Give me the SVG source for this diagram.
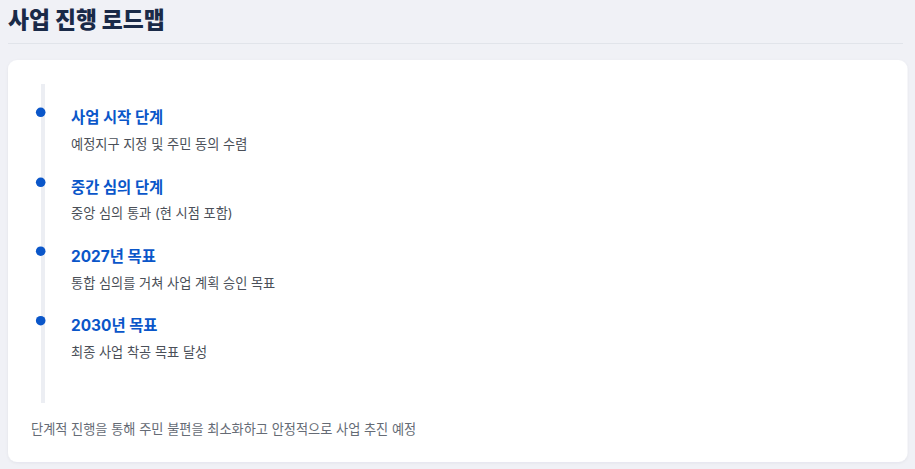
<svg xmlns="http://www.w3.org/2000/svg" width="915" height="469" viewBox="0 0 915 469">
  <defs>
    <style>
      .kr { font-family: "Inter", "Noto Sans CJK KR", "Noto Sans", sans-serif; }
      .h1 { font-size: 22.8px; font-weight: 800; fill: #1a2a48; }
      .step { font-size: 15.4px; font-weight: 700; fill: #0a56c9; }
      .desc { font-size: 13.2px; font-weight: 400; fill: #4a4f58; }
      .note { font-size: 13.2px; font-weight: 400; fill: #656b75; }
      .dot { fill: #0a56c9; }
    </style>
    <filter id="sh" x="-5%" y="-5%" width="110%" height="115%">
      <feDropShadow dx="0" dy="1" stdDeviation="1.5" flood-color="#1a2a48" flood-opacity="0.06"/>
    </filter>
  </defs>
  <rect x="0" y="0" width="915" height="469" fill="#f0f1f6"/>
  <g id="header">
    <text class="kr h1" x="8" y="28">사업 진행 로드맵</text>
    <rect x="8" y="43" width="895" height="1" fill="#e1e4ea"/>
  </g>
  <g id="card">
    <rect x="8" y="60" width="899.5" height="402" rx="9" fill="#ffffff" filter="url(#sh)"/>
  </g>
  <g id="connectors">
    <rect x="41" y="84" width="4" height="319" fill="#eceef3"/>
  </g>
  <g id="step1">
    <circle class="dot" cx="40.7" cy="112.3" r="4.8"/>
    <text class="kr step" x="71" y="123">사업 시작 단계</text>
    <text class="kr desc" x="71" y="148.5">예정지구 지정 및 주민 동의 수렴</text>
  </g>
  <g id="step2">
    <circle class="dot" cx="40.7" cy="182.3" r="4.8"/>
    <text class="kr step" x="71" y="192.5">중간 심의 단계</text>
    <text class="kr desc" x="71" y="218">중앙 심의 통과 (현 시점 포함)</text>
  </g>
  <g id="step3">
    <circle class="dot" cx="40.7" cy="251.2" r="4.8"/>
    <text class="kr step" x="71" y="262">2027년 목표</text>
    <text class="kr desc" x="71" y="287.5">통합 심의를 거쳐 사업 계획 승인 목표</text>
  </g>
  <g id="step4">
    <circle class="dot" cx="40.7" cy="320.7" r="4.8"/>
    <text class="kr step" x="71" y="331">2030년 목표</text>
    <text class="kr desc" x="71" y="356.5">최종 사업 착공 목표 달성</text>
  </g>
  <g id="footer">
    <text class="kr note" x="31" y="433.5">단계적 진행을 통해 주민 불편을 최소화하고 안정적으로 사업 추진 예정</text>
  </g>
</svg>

_PROBLEM TO WORK ON_. Repeat all of the data above word for word, minus the pictures.

_WORKED ANSWER_.
Give me the SVG source for this diagram.
<svg xmlns="http://www.w3.org/2000/svg" width="915" height="469" viewBox="0 0 915 469">
  <defs>
    <style>
      .kr { font-family: "Inter", "Noto Sans CJK KR", "Noto Sans", sans-serif; }
      .h1 { font-size: 22.8px; font-weight: 800; fill: #1a2a48; }
      .step { font-size: 15.4px; font-weight: 700; fill: #0a56c9; }
      .desc { font-size: 13.2px; font-weight: 400; fill: #4a4f58; }
      .note { font-size: 13.2px; font-weight: 400; fill: #656b75; }
      .dot { fill: #0a56c9; }
    </style>
    <filter id="sh" x="-5%" y="-5%" width="110%" height="115%">
      <feDropShadow dx="0" dy="1" stdDeviation="1.5" flood-color="#1a2a48" flood-opacity="0.06"/>
    </filter>
  </defs>
  <rect x="0" y="0" width="915" height="469" fill="#f0f1f6"/>
  <g id="header">
    <text class="kr h1" x="8" y="28">사업 진행 로드맵</text>
    <rect x="8" y="43" width="895" height="1" fill="#e1e4ea"/>
  </g>
  <g id="card">
    <rect x="8" y="60" width="899.5" height="402" rx="9" fill="#ffffff" filter="url(#sh)"/>
  </g>
  <g id="connectors">
    <rect x="41" y="84" width="4" height="319" fill="#eceef3"/>
  </g>
  <g id="step1">
    <circle class="dot" cx="40.7" cy="112.3" r="4.8"/>
    <text class="kr step" x="71" y="123">사업 시작 단계</text>
    <text class="kr desc" x="71" y="148.5">예정지구 지정 및 주민 동의 수렴</text>
  </g>
  <g id="step2">
    <circle class="dot" cx="40.7" cy="182.3" r="4.8"/>
    <text class="kr step" x="71" y="192.5">중간 심의 단계</text>
    <text class="kr desc" x="71" y="218">중앙 심의 통과 (현 시점 포함)</text>
  </g>
  <g id="step3">
    <circle class="dot" cx="40.7" cy="251.2" r="4.8"/>
    <text class="kr step" x="71" y="262">2027년 목표</text>
    <text class="kr desc" x="71" y="287.5">통합 심의를 거쳐 사업 계획 승인 목표</text>
  </g>
  <g id="step4">
    <circle class="dot" cx="40.7" cy="320.7" r="4.8"/>
    <text class="kr step" x="71" y="331">2030년 목표</text>
    <text class="kr desc" x="71" y="356.5">최종 사업 착공 목표 달성</text>
  </g>
  <g id="footer">
    <text class="kr note" x="31" y="433.5">단계적 진행을 통해 주민 불편을 최소화하고 안정적으로 사업 추진 예정</text>
  </g>
</svg>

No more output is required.